ISSUE IV. During the voir dire examination of the prospective jurors, the defendant moved that the entire panel be stricken or, in the alternative, that a mistrial be declared. In support of his motion, he asserted that the. defendant had, in the presence of the prospective jurors, been surrounded by five uniformed policemen and that he had been escorted to *291the men’s public restroom by three armed guards in the presence of two of such prospective jurors. The motion was overruled, but the judge offered to interrogate the jurors to determine if the defendant had been prejudiced and to admonish them not to consider the display of police concern in reaching the verdict. The judge further assured the defendant that the guard action complained of would not be repeated.
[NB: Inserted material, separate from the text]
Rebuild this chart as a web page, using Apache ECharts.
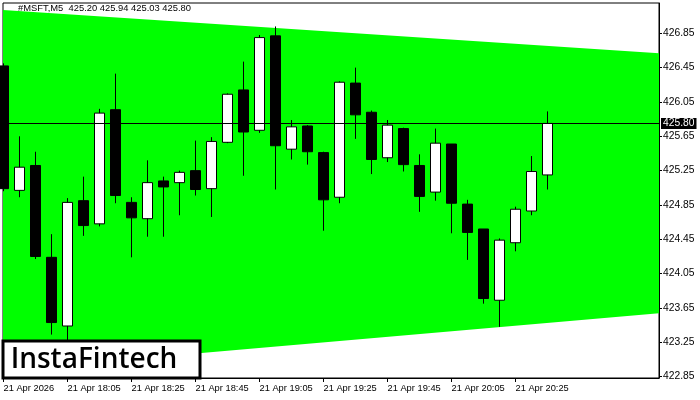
<!DOCTYPE html>
<html>
<head>
<meta charset="utf-8">
<script src="https://cdn.jsdelivr.net/npm/echarts@6/dist/echarts.min.js"></script>
<style>html,body{margin:0;padding:0;background:#fff}#c{width:700px;height:400px}</style>
</head>
<body>
<div id="c"></div>
<script>
// 5-minute bars, 21 Apr 2026, 17:45 .. 20:35
const times = ["17:45","17:50","17:55","18:00","18:05","18:10","18:15","18:20","18:25","18:30","18:35","18:40","18:45","18:50","18:55","19:00","19:05","19:10","19:15","19:20","19:25","19:30","19:35","19:40","19:45","19:50","19:55","20:00","20:05","20:10","20:15","20:20","20:25","20:30","20:35"];
const opens  = [426.47,425.02,425.31,424.24,423.44,424.90,424.63,425.96,424.88,424.69,425.13,425.11,425.25,425.04,425.58,426.19,425.72,426.82,425.50,425.77,425.46,424.94,426.27,425.93,425.40,425.74,425.31,425.00,425.56,424.86,424.57,423.74,424.41,424.78,425.20];
const highs  = [426.50,425.65,425.47,424.51,424.93,425.18,425.97,426.38,424.94,425.37,425.18,425.25,425.60,425.64,426.15,426.52,426.83,426.93,425.84,425.78,425.47,426.29,426.45,425.95,425.84,425.75,425.44,425.74,425.56,424.91,424.57,424.46,424.83,425.42,425.94];
const lows   = [425.01,424.94,424.22,423.34,423.25,424.49,424.60,424.87,424.24,424.48,424.48,424.73,424.96,424.71,425.57,425.19,425.69,425.03,425.38,425.32,424.55,424.87,425.62,425.21,425.35,425.24,424.77,424.90,424.52,424.21,423.70,423.43,424.31,424.73,425.03];
const closes = [425.04,425.29,424.25,423.48,424.88,424.61,425.92,424.96,424.70,425.11,425.06,425.23,425.03,425.59,426.14,425.70,426.80,425.54,425.76,425.47,424.91,426.28,425.90,425.38,425.78,425.32,424.95,425.57,424.87,424.53,423.76,424.44,424.80,425.24,425.80];

const xTickIndex  = [0,4,8,12,16,20,24,28,32];
const xTickLabels = ["21 Apr 2026","21 Apr 18:05","21 Apr 18:25","21 Apr 18:45","21 Apr 19:05","21 Apr 19:25","21 Apr 19:45","21 Apr 20:05","21 Apr 20:25"];
const yTicks = [422.85,423.25,423.65,424.05,424.45,424.85,425.25,425.65,426.05,426.45,426.85];

// triangle pattern boundaries (bar index, price)
const bandX      = [-0.031, 40.97];
const bandTop    = [427.121, 426.617];
const bandBottom = [422.925, 423.589];

const lastPrice = 425.80;
const header = "#MSFT,M5  425.20 425.94 425.03 425.80";

const X_MIN = -0.031, X_MAX = 40.97, Y_MIN = 422.834, Y_MAX = 427.203;
const FONT = "Liberation Sans";

const candleData = opens.map((o, i) => [i, o, closes[i], lows[i], highs[i]]);

const chart = echarts.init(document.getElementById('c'), null, {renderer: 'canvas'});
chart.setOption({
  animation: false,
  backgroundColor: '#fff',
  grid: {left: 3, right: 41, top: 3, bottom: 22, show: true, borderColor: '#000', borderWidth: 1, backgroundColor: 'transparent'},
  xAxis: {
    type: 'value', min: X_MIN, max: X_MAX,
    splitLine: {show: false},
    axisLine: {show: true, onZero: false, lineStyle: {color: '#000', width: 1}},
    axisTick: {show: true, length: 4, lineStyle: {color: '#000'}, customValues: xTickIndex},
    axisLabel: {
      customValues: xTickIndex, align: 'left', margin: 6,
      color: '#000', fontFamily: FONT, fontSize: 9.3,
      formatter: v => { const k = xTickIndex.indexOf(Math.round(v)); return k >= 0 ? xTickLabels[k] : ''; }
    }
  },
  yAxis: {
    type: 'value', position: 'right', min: Y_MIN, max: Y_MAX, scale: true,
    splitLine: {show: false},
    axisLine: {show: true, onZero: false, lineStyle: {color: '#000', width: 1}},
    axisTick: {show: true, length: 3, lineStyle: {color: '#000'}, customValues: yTicks},
    axisLabel: {
      customValues: yTicks, margin: 4, color: '#000', fontFamily: FONT, fontSize: 10.3,
      formatter: v => v.toFixed(2)
    }
  },
  series: [
    {
      type: 'custom', z: 1, silent: true, clip: true,
      data: [[bandX[0], bandTop[0]]],
      encode: {x: 0, y: 1},
      renderItem: (params, api) => {
        const pts = [
          api.coord([bandX[0], bandTop[0]]),
          api.coord([bandX[1], bandTop[1]]),
          api.coord([bandX[1], bandBottom[1]]),
          api.coord([bandX[0], bandBottom[0]])
        ];
        return {type: 'polygon', shape: {points: pts}, style: {fill: '#00ff00', stroke: null}};
      }
    },
    {
      type: 'candlestick', z: 3, clip: true,
      data: candleData,
      encode: {x: 0, y: [1, 2, 3, 4]},
      barWidth: 10,
      itemStyle: {color: '#ffffff', color0: '#000000', borderColor: '#000000', borderColor0: '#000000', borderWidth: 1},
      markLine: {
        silent: true, symbol: 'none', animation: false,
        lineStyle: {color: '#000', type: 'solid', width: 1},
        label: {
          show: true, position: 'end', distance: 2, formatter: lastPrice.toFixed(2),
          color: '#fff', backgroundColor: '#000', padding: [1, 2, 0, 2],
          fontFamily: FONT, fontSize: 10.3
        },
        data: [{yAxis: lastPrice}]
      }
    }
  ],
  graphic: [
    {type: 'text', left: 18, top: 4, z: 10, style: {text: header, fill: '#000', font: '9.4px "Liberation Sans"'}},
    {type: 'rect', z: 10, shape: {x: 3, y: 341, width: 197, height: 37}, style: {fill: '#fff', stroke: '#000', lineWidth: 3}},
    {type: 'text', z: 11, x: 94, y: 360, style: {text: 'InstaFintech', fill: '#000', font: '600 28px "Open Sans"', textAlign: 'center', textVerticalAlign: 'middle'}}
  ]
});
</script>
</body>
</html>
The defendant has cited us to no authority in support of his contention that, under the circumstances complained of nothing short of the extreme action requested could assure him of a fair trial. Further, it is his burden to show that the error complained of was prejudicial. Turner v. State (1972), 259 Ind. 344, 287 N.E.2d 389; Hitch v. State (1972), 259 Ind. 1, 284 N.E.2d 783; Wright v. State (1958), 237 Ind. 593, 147 N.E.2d 551. Here, there has not been so much as a showing that the prospective jurors who allegedly were exposed to a prejudicial display were among the jurors who were ultimately selected and heard the case.

We find no reversible error. The judgment is affirmed.

Arterburn, C.J., Givan and Hunter, JJ., concur; DeBruler, J. , dissents with opinion.